Of course, the plan goes awry, but that's only the surface level humor. Judge knows how to mix genres--just watch the Beastie Boys' music video-rendition of the three office workers taking a baseball bat to the printer that's been giving them so much trouble and try to hold in your horselaughter, even if you're not a Beastie Boys fan (as I am not). Watch Cole's repeated "Yeah...uh-huh, well we're going to need you to work more...so if you could come in at nine on Saturday...you know, uh, that would be great" reach a hysterical crescendo as Peter, in the midst of a fevered imagination of Joanna and Lumbergh having sex, envisions Lumbergh pushing aside a sweaty bare leg (presumably Aniston's, though they might not have been able to pay her for even that much nudity) in order to sip from his coffee mug and mumble directions to her.
Another great thing about the movie is that it has enough one-liner-type
jokes to fill a ninety-minute slot without even bothering with a story:
witness the next-door neighbor Lawrence (Diedrich Baeder), the magazine
salesman (Orlando Jones) and the fraternity boy-Cassanova Drew (Greg Pitts)

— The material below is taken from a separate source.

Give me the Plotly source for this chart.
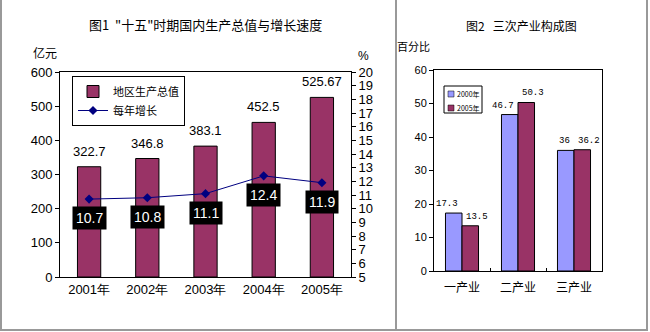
import plotly.graph_objects as go

years = ["2001年", "2002年", "2003年", "2004年", "2005年"]
gdp = [322.7, 346.8, 383.1, 452.5, 525.67]
gdp_labels = ["322.7", "346.8", "383.1", "452.5", "525.67"]
growth = [10.7, 10.8, 11.1, 12.4, 11.9]

industries = ["一产业", "二产业", "三产业"]
share_series = ["2000年", "2005年"]
share2000 = [17.3, 46.7, 36.0]
share2005 = [13.5, 50.3, 36.2]
share2000_labels = ["17.3", "46.7", "36"]
share2005_labels = ["13.5", "50.3", "36.2"]

W, H = 650, 332
CJK = "Noto Sans CJK SC"
NUM = "Liberation Sans"
MONO = "Liberation Mono"
C_BLUE = "#9999FF"
C_MAROON = "#993366"

def px(x):
    return x / W

def py(y):
    return 1 - y / H

fig = go.Figure()

fig.add_trace(go.Bar(
    x=years, y=gdp, name="地区生产总值",
    marker=dict(color=C_MAROON, line=dict(color="black", width=1)),
    width=0.4,
    xaxis="x", yaxis="y", legend="legend",
))
fig.add_trace(go.Scatter(
    x=years, y=growth, name="每年增长", mode="lines+markers",
    line=dict(color="#000080", width=1),
    marker=dict(symbol="diamond", size=7, color="#000080"),
    xaxis="x", yaxis="y2", legend="legend",
))

fig.add_trace(go.Bar(
    x=industries, y=share2000, name=share_series[0],
    marker=dict(color=C_BLUE, line=dict(color="black", width=1)),
    showlegend=False, xaxis="x3", yaxis="y3",
))
fig.add_trace(go.Bar(
    x=industries, y=share2005, name=share_series[1],
    marker=dict(color=C_MAROON, line=dict(color="black", width=1)),
    showlegend=False, xaxis="x3", yaxis="y3",
))

annotations = []
# value labels above the GDP bars
for yr, v, lab in zip(years, gdp, gdp_labels):
    annotations.append(dict(
        x=yr, y=v, xref="x", yref="y", text=lab, showarrow=False,
        xanchor="center", yanchor="bottom", yshift=6,
        font=dict(family=NUM, size=13, color="black"),
    ))
# growth labels in black boxes below the markers
for yr, g in zip(years, growth):
    annotations.append(dict(
        x=yr, y=g, xref="x", yref="y2", text=f"{g:.1f}", showarrow=False,
        xanchor="center", yanchor="middle",
        yshift=-19, bgcolor="black", font=dict(family=NUM, size=14, color="white"),
        borderpad=3,
    ))
# value labels above the structure bars
for vals, labs, anchor, shift in [(share2000, share2000_labels, "right", -2),
                                  (share2005, share2005_labels, "left", 2)]:
    for ind, v, lab in zip(industries, vals, labs):
        annotations.append(dict(
            x=ind, y=v, xref="x3", yref="y3", text=lab, showarrow=False,
            xanchor=anchor, yanchor="bottom", yshift=2, xshift=shift,
            font=dict(family=MONO, size=9, color="black"),
        ))

def paper_text(x, y, text, font, xanchor="center"):
    return dict(x=px(x), y=py(y), xref="paper", yref="paper", showarrow=False,
                xanchor=xanchor, yanchor="middle", text=text, font=font)

annotations += [
    paper_text(205, 24, "图1  \"十五\"时期国内生产总值与增长速度",
               dict(family=CJK, size=13, color="black")),
    paper_text(45, 53, "亿元", dict(family=CJK, size=12, color="black")),
    paper_text(363, 56, "%", dict(family=NUM, size=12, color="black")),
    paper_text(521, 26, "图2   三次产业构成图", dict(family=CJK, size=12, color="black")),
    paper_text(413, 46, "百分比", dict(family=CJK, size=11, color="black")),
]

shapes = [
    dict(type="line", xref="paper", yref="paper", x0=px(1), x1=px(1), y0=py(0), y1=py(330),
         line=dict(color="#999999", width=2)),
    dict(type="line", xref="paper", yref="paper", x0=px(396), x1=px(396), y0=py(0), y1=py(330),
         line=dict(color="#999999", width=2)),
    dict(type="line", xref="paper", yref="paper", x0=px(647), x1=px(647), y0=py(0), y1=py(330),
         line=dict(color="#999999", width=2)),
    dict(type="line", xref="paper", yref="paper", x0=px(0), x1=px(648), y0=py(330), y1=py(330),
         line=dict(color="#999999", width=2)),
]

# small legend box for figure 2
shapes.append(dict(type="rect", xref="paper", yref="paper",
                   x0=px(444), x1=px(482), y0=py(113), y1=py(86),
                   line=dict(color="black", width=1), fillcolor="white", layer="above"))
for i, (name, col) in enumerate(zip(share_series, [C_BLUE, C_MAROON])):
    cy = 94 + 14 * i
    shapes.append(dict(type="rect", xref="paper", yref="paper",
                       x0=px(448), x1=px(454), y0=py(cy + 3), y1=py(cy - 3),
                       line=dict(color="black", width=0.5), fillcolor=col, layer="above"))
    annotations.append(paper_text(455, cy, name, dict(family=CJK, size=7, color="black"),
                                  xanchor="left"))

axis_common = dict(showline=True, linecolor="black", linewidth=1, showgrid=False,
                   zeroline=False, ticks="outside", ticklen=4, tickcolor="black",
                   automargin=False)

fig.update_layout(
    width=W, height=H, margin=dict(l=0, r=0, t=0, b=0, autoexpand=False),
    paper_bgcolor="white", plot_bgcolor="white",
    barmode="group", bargap=0.41, bargroupgap=0.0,
    showlegend=True,
    xaxis=dict(domain=[px(60), px(351)], anchor="y", mirror=True, automargin=False,
               tickfont=dict(family=NUM, size=13, color="black"),
               showline=True, linecolor="black", linewidth=1, ticks="", showgrid=False),
    yaxis=dict(domain=[py(277), py(72)], anchor="x", range=[0, 600], dtick=100,
               tickfont=dict(family=NUM, size=13, color="black"), mirror=False, **axis_common),
    yaxis2=dict(overlaying="y", side="right", anchor="x", range=[5, 20], dtick=1,
                tickfont=dict(family=NUM, size=13, color="black"), **axis_common),
    xaxis3=dict(domain=[px(434), px(602)], anchor="y3", mirror=True, automargin=False,
                tickfont=dict(family=CJK, size=12, color="black"), ticklabelstandoff=6,
                showline=True, linecolor="black", linewidth=1, showgrid=False,
                ticks="inside", tickson="boundaries", ticklen=3, tickcolor="black"),
    yaxis3=dict(domain=[py(271), py(70)], anchor="x3", range=[0, 60], dtick=10, mirror=True,
                tickfont=dict(family=NUM, size=11, color="black"), **axis_common),
    legend=dict(x=px(72), y=py(76), xanchor="left", yanchor="top",
                bordercolor="black", borderwidth=1, bgcolor="white",
                font=dict(family=CJK, size=11, color="black"),
                tracegroupgap=2, itemwidth=30),
    annotations=annotations,
    shapes=shapes,
)

fig.write_html("out.html")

weave in and out of the action giving us laughs peripheral to the actual
corporate world Judge is tearing apart. It is, of course, the infamous
Milton of the Saturday Night Live and animated shorts who manages
to steal much of the action, although you can sort of predict his part
to play in the mess about thirty minutes into the film. But again, that
doesn't matter. Judge has managed to deliver a satire that doesn't work
too hard at satirizing. My only wish is that he directs this same sense
of humor towards the private enterprise, the educational system, or even
the entertainment industry which has short-changed him in the past.